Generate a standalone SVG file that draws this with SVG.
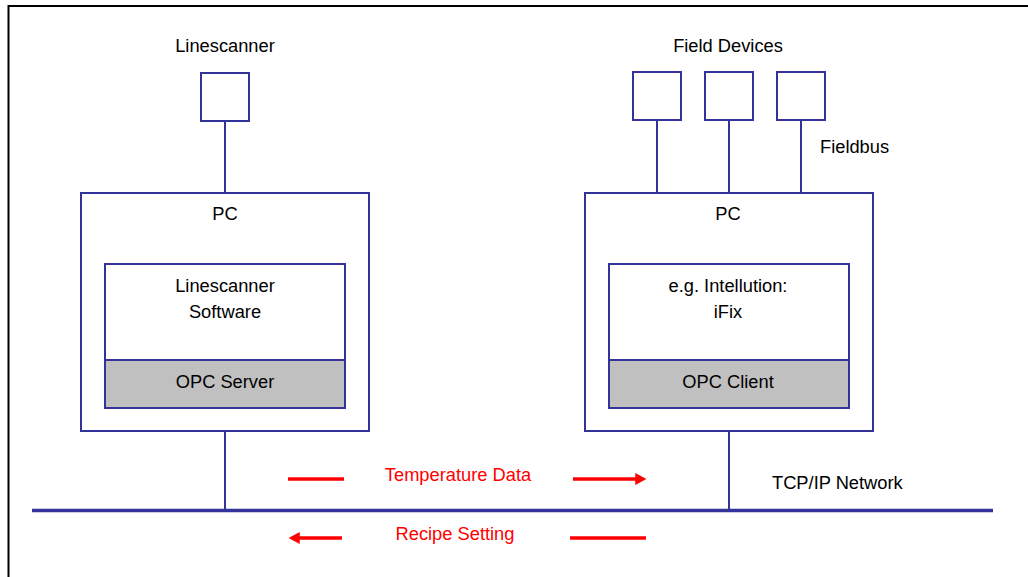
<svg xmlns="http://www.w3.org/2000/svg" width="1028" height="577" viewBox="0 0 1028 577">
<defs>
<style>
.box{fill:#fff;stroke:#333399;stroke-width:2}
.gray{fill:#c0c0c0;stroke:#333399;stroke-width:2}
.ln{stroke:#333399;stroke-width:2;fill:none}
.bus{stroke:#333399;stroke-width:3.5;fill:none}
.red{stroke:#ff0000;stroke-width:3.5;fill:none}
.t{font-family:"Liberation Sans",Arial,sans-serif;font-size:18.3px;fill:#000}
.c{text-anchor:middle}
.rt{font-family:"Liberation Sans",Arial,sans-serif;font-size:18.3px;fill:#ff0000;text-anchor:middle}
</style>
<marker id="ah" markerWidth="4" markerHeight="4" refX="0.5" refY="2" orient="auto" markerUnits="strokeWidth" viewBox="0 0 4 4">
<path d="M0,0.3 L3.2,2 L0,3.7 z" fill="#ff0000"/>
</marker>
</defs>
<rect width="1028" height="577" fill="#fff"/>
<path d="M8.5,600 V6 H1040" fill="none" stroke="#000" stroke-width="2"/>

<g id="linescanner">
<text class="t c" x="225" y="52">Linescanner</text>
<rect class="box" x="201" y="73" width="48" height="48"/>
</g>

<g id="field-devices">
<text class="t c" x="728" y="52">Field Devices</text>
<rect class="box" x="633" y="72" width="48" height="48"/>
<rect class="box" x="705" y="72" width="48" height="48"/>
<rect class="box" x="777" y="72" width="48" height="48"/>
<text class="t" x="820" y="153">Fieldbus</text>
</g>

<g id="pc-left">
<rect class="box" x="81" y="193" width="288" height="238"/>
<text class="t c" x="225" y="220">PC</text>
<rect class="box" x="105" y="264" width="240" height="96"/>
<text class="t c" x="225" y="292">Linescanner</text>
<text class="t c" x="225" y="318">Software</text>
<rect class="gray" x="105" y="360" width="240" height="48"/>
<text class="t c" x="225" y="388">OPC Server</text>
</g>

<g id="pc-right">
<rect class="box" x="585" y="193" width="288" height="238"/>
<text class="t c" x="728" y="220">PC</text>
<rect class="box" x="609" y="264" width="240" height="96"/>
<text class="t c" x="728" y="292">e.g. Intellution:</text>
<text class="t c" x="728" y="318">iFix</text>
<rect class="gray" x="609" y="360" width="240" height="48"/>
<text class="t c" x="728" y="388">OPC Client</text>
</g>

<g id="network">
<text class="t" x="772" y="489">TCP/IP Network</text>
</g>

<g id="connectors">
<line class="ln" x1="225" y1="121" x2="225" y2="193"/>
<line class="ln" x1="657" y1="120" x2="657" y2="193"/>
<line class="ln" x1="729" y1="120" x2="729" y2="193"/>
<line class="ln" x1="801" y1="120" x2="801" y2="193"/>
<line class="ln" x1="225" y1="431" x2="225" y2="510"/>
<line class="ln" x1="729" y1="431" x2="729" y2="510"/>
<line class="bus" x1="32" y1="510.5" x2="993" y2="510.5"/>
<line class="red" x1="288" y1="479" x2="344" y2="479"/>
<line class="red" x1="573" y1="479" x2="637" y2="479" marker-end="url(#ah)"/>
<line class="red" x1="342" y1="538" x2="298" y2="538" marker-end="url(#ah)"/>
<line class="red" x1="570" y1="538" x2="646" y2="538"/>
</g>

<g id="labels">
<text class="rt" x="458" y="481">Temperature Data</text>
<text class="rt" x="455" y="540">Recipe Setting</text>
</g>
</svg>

▸ What the task requires: All of the data needs repeating exactly, but the pictures do not.

▸ Written response:
Generate a standalone SVG file that draws this with SVG.
<svg xmlns="http://www.w3.org/2000/svg" width="1028" height="577" viewBox="0 0 1028 577">
<defs>
<style>
.box{fill:#fff;stroke:#333399;stroke-width:2}
.gray{fill:#c0c0c0;stroke:#333399;stroke-width:2}
.ln{stroke:#333399;stroke-width:2;fill:none}
.bus{stroke:#333399;stroke-width:3.5;fill:none}
.red{stroke:#ff0000;stroke-width:3.5;fill:none}
.t{font-family:"Liberation Sans",Arial,sans-serif;font-size:18.3px;fill:#000}
.c{text-anchor:middle}
.rt{font-family:"Liberation Sans",Arial,sans-serif;font-size:18.3px;fill:#ff0000;text-anchor:middle}
</style>
<marker id="ah" markerWidth="4" markerHeight="4" refX="0.5" refY="2" orient="auto" markerUnits="strokeWidth" viewBox="0 0 4 4">
<path d="M0,0.3 L3.2,2 L0,3.7 z" fill="#ff0000"/>
</marker>
</defs>
<rect width="1028" height="577" fill="#fff"/>
<path d="M8.5,600 V6 H1040" fill="none" stroke="#000" stroke-width="2"/>

<g id="linescanner">
<text class="t c" x="225" y="52">Linescanner</text>
<rect class="box" x="201" y="73" width="48" height="48"/>
</g>

<g id="field-devices">
<text class="t c" x="728" y="52">Field Devices</text>
<rect class="box" x="633" y="72" width="48" height="48"/>
<rect class="box" x="705" y="72" width="48" height="48"/>
<rect class="box" x="777" y="72" width="48" height="48"/>
<text class="t" x="820" y="153">Fieldbus</text>
</g>

<g id="pc-left">
<rect class="box" x="81" y="193" width="288" height="238"/>
<text class="t c" x="225" y="220">PC</text>
<rect class="box" x="105" y="264" width="240" height="96"/>
<text class="t c" x="225" y="292">Linescanner</text>
<text class="t c" x="225" y="318">Software</text>
<rect class="gray" x="105" y="360" width="240" height="48"/>
<text class="t c" x="225" y="388">OPC Server</text>
</g>

<g id="pc-right">
<rect class="box" x="585" y="193" width="288" height="238"/>
<text class="t c" x="728" y="220">PC</text>
<rect class="box" x="609" y="264" width="240" height="96"/>
<text class="t c" x="728" y="292">e.g. Intellution:</text>
<text class="t c" x="728" y="318">iFix</text>
<rect class="gray" x="609" y="360" width="240" height="48"/>
<text class="t c" x="728" y="388">OPC Client</text>
</g>

<g id="network">
<text class="t" x="772" y="489">TCP/IP Network</text>
</g>

<g id="connectors">
<line class="ln" x1="225" y1="121" x2="225" y2="193"/>
<line class="ln" x1="657" y1="120" x2="657" y2="193"/>
<line class="ln" x1="729" y1="120" x2="729" y2="193"/>
<line class="ln" x1="801" y1="120" x2="801" y2="193"/>
<line class="ln" x1="225" y1="431" x2="225" y2="510"/>
<line class="ln" x1="729" y1="431" x2="729" y2="510"/>
<line class="bus" x1="32" y1="510.5" x2="993" y2="510.5"/>
<line class="red" x1="288" y1="479" x2="344" y2="479"/>
<line class="red" x1="573" y1="479" x2="637" y2="479" marker-end="url(#ah)"/>
<line class="red" x1="342" y1="538" x2="298" y2="538" marker-end="url(#ah)"/>
<line class="red" x1="570" y1="538" x2="646" y2="538"/>
</g>

<g id="labels">
<text class="rt" x="458" y="481">Temperature Data</text>
<text class="rt" x="455" y="540">Recipe Setting</text>
</g>
</svg>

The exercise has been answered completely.